Wednesday, October 7, 2009

Flashback


I wrote this a few years ago and have posted it on almost every blog I have ever started. So my dear hypothetical readers I hope you enjoy this.


Why do things change? Why does the innocence of childhood fade? Why can't everyone stay that way? Retain the wide eyed expression that the world is a wonderful place. Maybe then the world would be a wonderful place. Maybe then there wouldn't need to be childish innocence. Then the people who do maintain that innocence, who can actually see the world as the glorious place of wonder and adventure. Maybe they would live a better life. No more naive, no more called disabled for some reason or another. They would be seen for the gift that they possess. The gift to look at a summer day and see the heat waves as something beautiful, the way a child does when staring out a car window on a long drive. To walk outside and see the world around them as a place full of adventure. To see the trees as something other then scenory on the way to the mall. Or the place where the annoying bird likes to nest. To hear beauty in that birds song. To see the world the same way you did when you ran around as a child but now with the understanding eyes of an adult. Eyes that not only have the innocence for a day of play and adventure but understanding of time.
Being an adult. That seems to be the problem. The thing that causes so much change. When you go from spending a day in a tree fort, or in a tent of blankets on the living room floor. To having your life dictated by acceptable behavior. By dress codes, and deadlines. To no longer have it be acceptable to run around the yard barefoot sword fighting with a stick you picked up from a near by tree. To have forgotten how to enjoy the grass between your toes and the shifting of the dirt beneath your feet. . To have forgotten the fact that you only have a short amount of time to enjoy the wonder around you. To take the time to watch a catipillar crawl across a leaf becuase the colors a pretty or the movement amuses you.

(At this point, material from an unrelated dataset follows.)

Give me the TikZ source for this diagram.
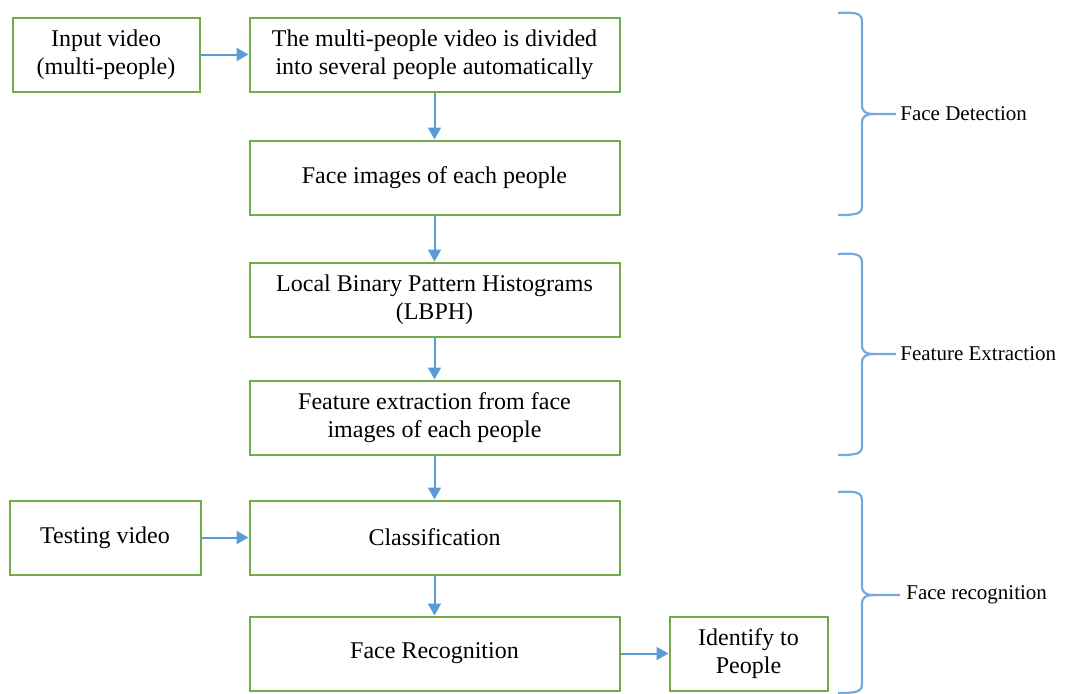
\documentclass[tikz,border=0pt]{standalone}
\usepackage{fontspec}
\setmainfont{Liberation Serif}
\usepackage{tikz}
\usetikzlibrary{positioning,arrows.meta}

\definecolor{boxgreen}{RGB}{112,173,71}
\definecolor{arrowblue}{RGB}{91,155,213}

\tikzset{
  box/.style={draw=boxgreen, line width=1pt, minimum width=185pt, minimum height=37pt,
    align=center, inner sep=2pt, font=\fontsize{12}{14}\selectfont},
  brace/.style={draw=arrowblue!85, line width=1.1pt, -},
  bracelabel/.style={anchor=west, inner sep=0pt, font=\fontsize{10.5}{12}\selectfont}
}

\begin{document}
\begin{tikzpicture}[x=0.5pt,y=-0.5pt,->,>={Triangle[length=6pt,width=6.5pt]},
  every edge/.style={draw=arrowblue, line width=1pt}]
\useasboundingbox (0,0) rectangle (1071,693);
%
\node [box, minimum width=93.5pt] (input) at (106,54.5) {Input video\\(multi-people)};
\node [box, right = 24pt of input] (divide) {The multi-people video is divided\\into several people automatically};
\node [box, below = 23.5pt of divide] (faceimg) {Face images of each people};
\path (input) edge (divide);
\path (divide) edge (faceimg);

%
\node [box, below = 23pt of faceimg] (lbph) {Local Binary Pattern Histograms\\(LBPH)};
\node [box, below = 21pt of lbph] (feature) {Feature extraction from face\\images of each people};
\path (faceimg) edge (lbph);
\path (lbph) edge (feature);

%
\node [box, below = 22pt of feature] (classify) {Classification};
\node [box, minimum width=95.5pt, left = 23.5pt of classify] (testing) {Testing video};
\node [box, below = 20pt of classify] (recog) {Face Recognition};
\node [box, minimum width=79pt, right = 24pt of recog] (identify) {Identify to\\People};
\path (feature) edge (classify);
\path (testing) edge (classify);
\path (classify) edge (recog);
\path (recog) edge (identify);

%
\draw [brace] (838,13) .. controls (856,12) and (862,13) .. (862,22) -- (862,105)
  .. controls (862,112) and (866,114) .. (874,114) -- (896,114);
\draw [brace] (874,114) .. controls (866,114) and (862,116) .. (862,123) -- (862,206)
  .. controls (862,214) and (856,215) .. (838,215);
\node [bracelabel] (detlabel) at (900,114) {Face Detection};

\draw [brace] (838,254) .. controls (856,253) and (862,254) .. (862,263) -- (862,345)
  .. controls (862,352) and (866,354) .. (874,354) -- (896,354);
\draw [brace] (874,354) .. controls (866,354) and (862,356) .. (862,363) -- (862,446)
  .. controls (862,454) and (856,455) .. (838,455);
\node [bracelabel] (extlabel) at (900,354) {Feature Extraction};

\draw [brace] (838,492) .. controls (856,491) and (862,492) .. (862,501) -- (862,586)
  .. controls (862,593) and (866,595) .. (874,595) -- (900,595);
\draw [brace] (874,595) .. controls (866,595) and (862,597) .. (862,604) -- (862,684)
  .. controls (862,692) and (856,693) .. (838,693);
\node [bracelabel] (reclabel) at (906,595) {Face recognition};
\end{tikzpicture}
\end{document}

Why must growing up involve losing so much that should be held dear? Why does it seem like the only acceptable way to return to that joy, is to have children of your own? To have an excuse to return to that state of innocence, that the heart longs. for.

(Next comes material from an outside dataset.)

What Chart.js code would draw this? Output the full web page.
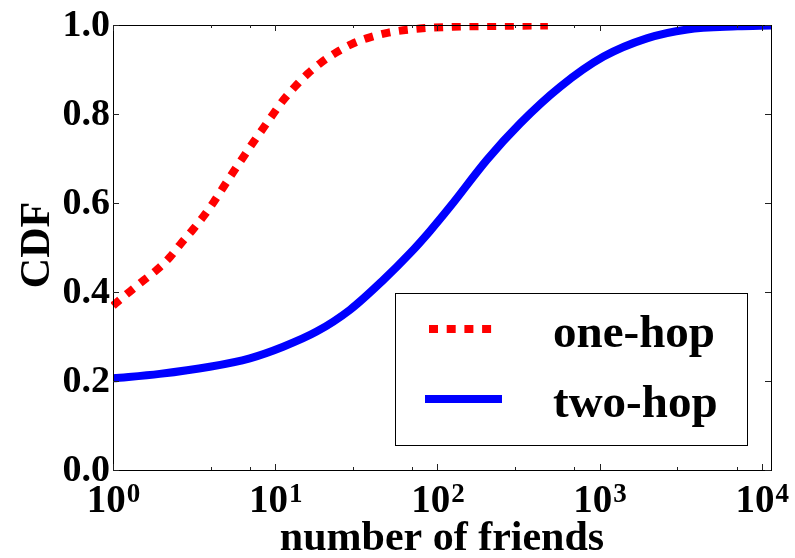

Why must growing up involve losing so much?
As I said I wrote the above a few years ago but it still seems so true. I was walking with Lizz today and we were talking about the fact that it would be nice if you could take small vacations and go back to being 5. Go back to being able to run around the front yard. We were with her 4 year old niece and we walked by a house twice (once on the way to where we were going and again on the way back). Both times she paused to point out the pumpkins. Later we were in her brothers kitchen and this same niece had me and her dear auntie Lizz jumping up and down and quacking like ducks. I miss being that small and finding the joy in things like that and not feeling like a complete idiot for doing something like that.

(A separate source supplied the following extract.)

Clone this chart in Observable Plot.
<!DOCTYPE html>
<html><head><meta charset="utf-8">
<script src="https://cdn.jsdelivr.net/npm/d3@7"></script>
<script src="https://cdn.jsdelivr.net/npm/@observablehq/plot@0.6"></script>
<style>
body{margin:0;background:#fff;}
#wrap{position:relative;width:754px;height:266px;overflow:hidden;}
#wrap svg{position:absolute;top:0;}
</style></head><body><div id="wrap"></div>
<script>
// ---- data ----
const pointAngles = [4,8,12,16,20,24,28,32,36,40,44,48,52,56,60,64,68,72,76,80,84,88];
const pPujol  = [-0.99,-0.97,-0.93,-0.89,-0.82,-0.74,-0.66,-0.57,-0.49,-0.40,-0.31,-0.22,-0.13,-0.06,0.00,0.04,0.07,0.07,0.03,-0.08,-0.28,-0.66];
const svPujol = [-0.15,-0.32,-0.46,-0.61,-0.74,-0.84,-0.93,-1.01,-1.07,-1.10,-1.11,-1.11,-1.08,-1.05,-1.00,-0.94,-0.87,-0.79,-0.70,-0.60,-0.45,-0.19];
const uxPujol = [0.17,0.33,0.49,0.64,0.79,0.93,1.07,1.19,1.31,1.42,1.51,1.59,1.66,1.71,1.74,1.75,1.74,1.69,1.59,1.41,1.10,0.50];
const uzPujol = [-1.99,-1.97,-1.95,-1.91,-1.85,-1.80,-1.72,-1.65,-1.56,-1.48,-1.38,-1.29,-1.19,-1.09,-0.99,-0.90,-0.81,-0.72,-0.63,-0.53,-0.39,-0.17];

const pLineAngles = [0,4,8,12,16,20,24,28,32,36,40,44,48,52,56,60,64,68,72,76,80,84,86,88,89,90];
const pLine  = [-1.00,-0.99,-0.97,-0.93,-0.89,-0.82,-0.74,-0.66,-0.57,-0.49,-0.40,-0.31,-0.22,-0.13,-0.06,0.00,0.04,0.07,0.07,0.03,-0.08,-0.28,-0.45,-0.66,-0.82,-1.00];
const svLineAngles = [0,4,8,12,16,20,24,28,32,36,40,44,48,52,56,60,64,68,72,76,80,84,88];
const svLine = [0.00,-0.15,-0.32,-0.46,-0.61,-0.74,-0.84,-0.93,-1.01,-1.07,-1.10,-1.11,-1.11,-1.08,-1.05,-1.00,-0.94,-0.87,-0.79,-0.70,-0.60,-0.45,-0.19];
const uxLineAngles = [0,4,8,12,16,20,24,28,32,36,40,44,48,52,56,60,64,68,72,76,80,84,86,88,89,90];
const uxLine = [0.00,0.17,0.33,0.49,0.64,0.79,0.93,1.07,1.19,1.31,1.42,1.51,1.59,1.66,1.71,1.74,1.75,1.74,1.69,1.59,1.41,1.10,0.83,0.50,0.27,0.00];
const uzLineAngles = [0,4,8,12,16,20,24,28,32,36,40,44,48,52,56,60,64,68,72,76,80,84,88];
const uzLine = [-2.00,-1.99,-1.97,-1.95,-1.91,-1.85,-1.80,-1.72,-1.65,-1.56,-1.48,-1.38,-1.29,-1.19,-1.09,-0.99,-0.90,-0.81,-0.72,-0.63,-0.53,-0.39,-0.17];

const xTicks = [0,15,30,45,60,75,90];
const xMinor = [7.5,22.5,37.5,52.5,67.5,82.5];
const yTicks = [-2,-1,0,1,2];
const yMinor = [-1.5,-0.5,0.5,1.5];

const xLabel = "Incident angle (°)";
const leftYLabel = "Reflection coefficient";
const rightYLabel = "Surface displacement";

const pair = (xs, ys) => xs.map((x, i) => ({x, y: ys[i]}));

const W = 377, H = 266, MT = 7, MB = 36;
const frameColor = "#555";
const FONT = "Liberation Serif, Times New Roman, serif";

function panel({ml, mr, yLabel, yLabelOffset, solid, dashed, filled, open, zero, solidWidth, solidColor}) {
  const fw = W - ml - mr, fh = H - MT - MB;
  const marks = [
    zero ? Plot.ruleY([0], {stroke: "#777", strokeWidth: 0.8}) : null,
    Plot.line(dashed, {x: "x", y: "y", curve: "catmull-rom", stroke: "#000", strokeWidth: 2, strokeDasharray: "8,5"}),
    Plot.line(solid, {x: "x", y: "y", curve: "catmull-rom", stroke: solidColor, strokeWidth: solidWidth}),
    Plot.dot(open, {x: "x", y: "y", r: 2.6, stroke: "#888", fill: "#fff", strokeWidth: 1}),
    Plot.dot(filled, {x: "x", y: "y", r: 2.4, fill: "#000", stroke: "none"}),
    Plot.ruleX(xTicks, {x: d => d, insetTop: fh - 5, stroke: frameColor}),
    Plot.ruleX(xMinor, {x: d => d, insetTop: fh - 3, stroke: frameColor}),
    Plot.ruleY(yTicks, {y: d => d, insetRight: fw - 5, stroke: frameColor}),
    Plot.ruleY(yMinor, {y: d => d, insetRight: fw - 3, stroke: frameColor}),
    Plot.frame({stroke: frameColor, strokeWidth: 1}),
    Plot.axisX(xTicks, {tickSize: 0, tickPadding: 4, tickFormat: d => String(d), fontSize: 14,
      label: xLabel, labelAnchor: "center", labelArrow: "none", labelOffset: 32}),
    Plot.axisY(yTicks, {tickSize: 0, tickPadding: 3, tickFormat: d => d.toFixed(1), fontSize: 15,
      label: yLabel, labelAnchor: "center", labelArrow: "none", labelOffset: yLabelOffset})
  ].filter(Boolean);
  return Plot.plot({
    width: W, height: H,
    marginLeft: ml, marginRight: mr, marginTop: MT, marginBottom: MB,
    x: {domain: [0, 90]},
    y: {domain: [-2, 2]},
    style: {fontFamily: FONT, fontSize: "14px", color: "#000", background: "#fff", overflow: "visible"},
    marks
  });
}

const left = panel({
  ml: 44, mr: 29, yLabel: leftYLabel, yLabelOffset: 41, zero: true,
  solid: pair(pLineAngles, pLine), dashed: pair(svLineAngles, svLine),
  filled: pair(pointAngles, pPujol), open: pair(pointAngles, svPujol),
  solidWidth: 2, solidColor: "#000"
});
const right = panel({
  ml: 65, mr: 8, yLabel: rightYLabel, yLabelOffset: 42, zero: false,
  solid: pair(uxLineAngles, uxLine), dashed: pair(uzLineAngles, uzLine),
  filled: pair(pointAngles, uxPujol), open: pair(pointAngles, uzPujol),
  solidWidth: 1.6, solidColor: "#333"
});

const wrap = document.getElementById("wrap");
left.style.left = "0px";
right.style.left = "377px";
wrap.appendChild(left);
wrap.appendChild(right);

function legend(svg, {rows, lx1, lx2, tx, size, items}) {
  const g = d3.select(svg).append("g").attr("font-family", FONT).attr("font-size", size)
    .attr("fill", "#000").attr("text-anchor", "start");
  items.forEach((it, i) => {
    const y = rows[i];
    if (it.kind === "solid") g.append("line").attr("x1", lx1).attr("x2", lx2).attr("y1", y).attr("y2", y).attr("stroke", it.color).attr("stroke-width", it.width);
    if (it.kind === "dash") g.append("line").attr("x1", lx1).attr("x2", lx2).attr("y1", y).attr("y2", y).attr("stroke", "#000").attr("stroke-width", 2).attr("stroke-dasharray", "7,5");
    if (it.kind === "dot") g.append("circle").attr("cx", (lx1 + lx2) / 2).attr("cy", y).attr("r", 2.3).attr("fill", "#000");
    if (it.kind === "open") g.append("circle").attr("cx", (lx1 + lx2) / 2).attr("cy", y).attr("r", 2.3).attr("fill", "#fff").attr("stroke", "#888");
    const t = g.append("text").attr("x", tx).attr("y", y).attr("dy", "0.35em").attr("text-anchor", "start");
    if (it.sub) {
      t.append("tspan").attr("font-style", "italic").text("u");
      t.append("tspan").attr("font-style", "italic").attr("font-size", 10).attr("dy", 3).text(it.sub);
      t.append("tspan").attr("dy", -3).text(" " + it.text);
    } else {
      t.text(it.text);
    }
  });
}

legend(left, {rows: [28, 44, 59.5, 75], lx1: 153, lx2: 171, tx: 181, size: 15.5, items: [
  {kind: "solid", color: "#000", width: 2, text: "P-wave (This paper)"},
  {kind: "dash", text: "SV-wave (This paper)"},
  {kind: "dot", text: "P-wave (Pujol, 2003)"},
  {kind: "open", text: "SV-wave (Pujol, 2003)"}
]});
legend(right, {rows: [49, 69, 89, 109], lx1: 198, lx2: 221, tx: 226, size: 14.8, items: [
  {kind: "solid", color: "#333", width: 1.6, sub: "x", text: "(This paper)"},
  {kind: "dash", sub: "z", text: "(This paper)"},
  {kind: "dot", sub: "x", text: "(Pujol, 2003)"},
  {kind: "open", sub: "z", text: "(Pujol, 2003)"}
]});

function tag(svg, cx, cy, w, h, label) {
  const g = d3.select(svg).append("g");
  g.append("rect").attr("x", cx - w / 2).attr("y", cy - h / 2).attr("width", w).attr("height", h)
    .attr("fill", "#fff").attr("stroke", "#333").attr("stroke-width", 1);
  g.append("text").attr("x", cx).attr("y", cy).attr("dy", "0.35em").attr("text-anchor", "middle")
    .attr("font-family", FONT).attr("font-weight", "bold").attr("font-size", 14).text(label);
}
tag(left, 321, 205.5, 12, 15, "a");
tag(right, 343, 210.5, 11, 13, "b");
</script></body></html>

So my dead hypothetical readers I end with this. Growing up sucks. Yes we must age and progress through our time on this earth. Yes we must gain some responsibility. My wish is that you also retain the ability to occasionally through caution to the wind and just act like a child again. If nothing else you'll get a smile and a laugh out of it and that is a treasure in itself.
With that I am off to...well do something I guess.